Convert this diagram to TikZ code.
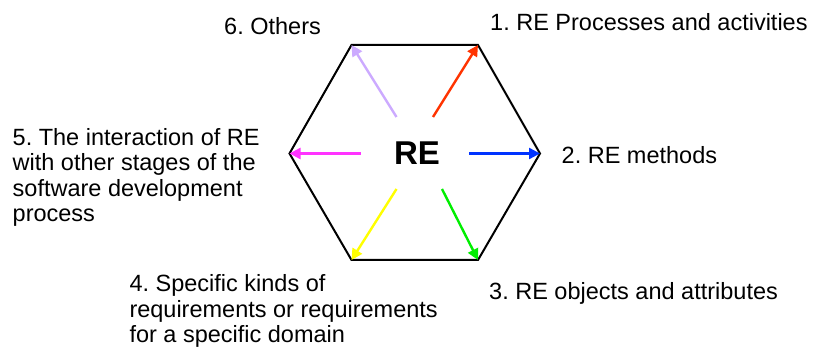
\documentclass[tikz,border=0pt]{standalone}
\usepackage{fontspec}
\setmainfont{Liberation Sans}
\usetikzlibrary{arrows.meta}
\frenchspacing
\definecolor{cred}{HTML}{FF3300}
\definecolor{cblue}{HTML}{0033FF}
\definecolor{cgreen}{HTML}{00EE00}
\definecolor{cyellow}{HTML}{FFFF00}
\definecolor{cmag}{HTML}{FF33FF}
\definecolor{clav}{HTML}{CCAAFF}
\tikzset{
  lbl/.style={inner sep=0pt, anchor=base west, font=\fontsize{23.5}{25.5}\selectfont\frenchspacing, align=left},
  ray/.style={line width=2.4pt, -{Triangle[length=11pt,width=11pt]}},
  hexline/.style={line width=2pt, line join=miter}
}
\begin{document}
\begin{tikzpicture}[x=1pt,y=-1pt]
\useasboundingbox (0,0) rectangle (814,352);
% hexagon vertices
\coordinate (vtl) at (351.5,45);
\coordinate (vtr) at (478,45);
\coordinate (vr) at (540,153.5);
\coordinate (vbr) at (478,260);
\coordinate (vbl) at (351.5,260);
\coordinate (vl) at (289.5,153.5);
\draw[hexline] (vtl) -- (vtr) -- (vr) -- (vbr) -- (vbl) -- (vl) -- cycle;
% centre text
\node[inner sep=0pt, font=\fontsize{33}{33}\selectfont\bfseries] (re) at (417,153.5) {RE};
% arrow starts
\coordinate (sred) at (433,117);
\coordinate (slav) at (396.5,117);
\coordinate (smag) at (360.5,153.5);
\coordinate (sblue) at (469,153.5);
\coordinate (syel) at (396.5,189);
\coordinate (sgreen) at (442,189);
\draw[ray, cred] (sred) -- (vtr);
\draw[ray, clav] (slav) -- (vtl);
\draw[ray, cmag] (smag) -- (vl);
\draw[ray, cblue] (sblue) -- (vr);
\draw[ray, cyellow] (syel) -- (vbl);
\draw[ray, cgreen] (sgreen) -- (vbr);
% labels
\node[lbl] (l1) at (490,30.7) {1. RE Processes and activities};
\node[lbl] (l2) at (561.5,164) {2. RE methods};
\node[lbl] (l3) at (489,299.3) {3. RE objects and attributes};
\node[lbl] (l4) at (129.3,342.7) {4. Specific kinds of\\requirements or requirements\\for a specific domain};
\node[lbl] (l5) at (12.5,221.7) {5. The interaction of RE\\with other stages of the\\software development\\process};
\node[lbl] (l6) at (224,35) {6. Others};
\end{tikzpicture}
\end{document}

**Written request:** Leave the pictures out, and print every line of the listing exactly as written.

**Task result:**
Convert this diagram to TikZ code.
\documentclass[tikz,border=0pt]{standalone}
\usepackage{fontspec}
\setmainfont{Liberation Sans}
\usetikzlibrary{arrows.meta}
\frenchspacing
\definecolor{cred}{HTML}{FF3300}
\definecolor{cblue}{HTML}{0033FF}
\definecolor{cgreen}{HTML}{00EE00}
\definecolor{cyellow}{HTML}{FFFF00}
\definecolor{cmag}{HTML}{FF33FF}
\definecolor{clav}{HTML}{CCAAFF}
\tikzset{
  lbl/.style={inner sep=0pt, anchor=base west, font=\fontsize{23.5}{25.5}\selectfont\frenchspacing, align=left},
  ray/.style={line width=2.4pt, -{Triangle[length=11pt,width=11pt]}},
  hexline/.style={line width=2pt, line join=miter}
}
\begin{document}
\begin{tikzpicture}[x=1pt,y=-1pt]
\useasboundingbox (0,0) rectangle (814,352);
% hexagon vertices
\coordinate (vtl) at (351.5,45);
\coordinate (vtr) at (478,45);
\coordinate (vr) at (540,153.5);
\coordinate (vbr) at (478,260);
\coordinate (vbl) at (351.5,260);
\coordinate (vl) at (289.5,153.5);
\draw[hexline] (vtl) -- (vtr) -- (vr) -- (vbr) -- (vbl) -- (vl) -- cycle;
% centre text
\node[inner sep=0pt, font=\fontsize{33}{33}\selectfont\bfseries] (re) at (417,153.5) {RE};
% arrow starts
\coordinate (sred) at (433,117);
\coordinate (slav) at (396.5,117);
\coordinate (smag) at (360.5,153.5);
\coordinate (sblue) at (469,153.5);
\coordinate (syel) at (396.5,189);
\coordinate (sgreen) at (442,189);
\draw[ray, cred] (sred) -- (vtr);
\draw[ray, clav] (slav) -- (vtl);
\draw[ray, cmag] (smag) -- (vl);
\draw[ray, cblue] (sblue) -- (vr);
\draw[ray, cyellow] (syel) -- (vbl);
\draw[ray, cgreen] (sgreen) -- (vbr);
% labels
\node[lbl] (l1) at (490,30.7) {1. RE Processes and activities};
\node[lbl] (l2) at (561.5,164) {2. RE methods};
\node[lbl] (l3) at (489,299.3) {3. RE objects and attributes};
\node[lbl] (l4) at (129.3,342.7) {4. Specific kinds of\\requirements or requirements\\for a specific domain};
\node[lbl] (l5) at (12.5,221.7) {5. The interaction of RE\\with other stages of the\\software development\\process};
\node[lbl] (l6) at (224,35) {6. Others};
\end{tikzpicture}
\end{document}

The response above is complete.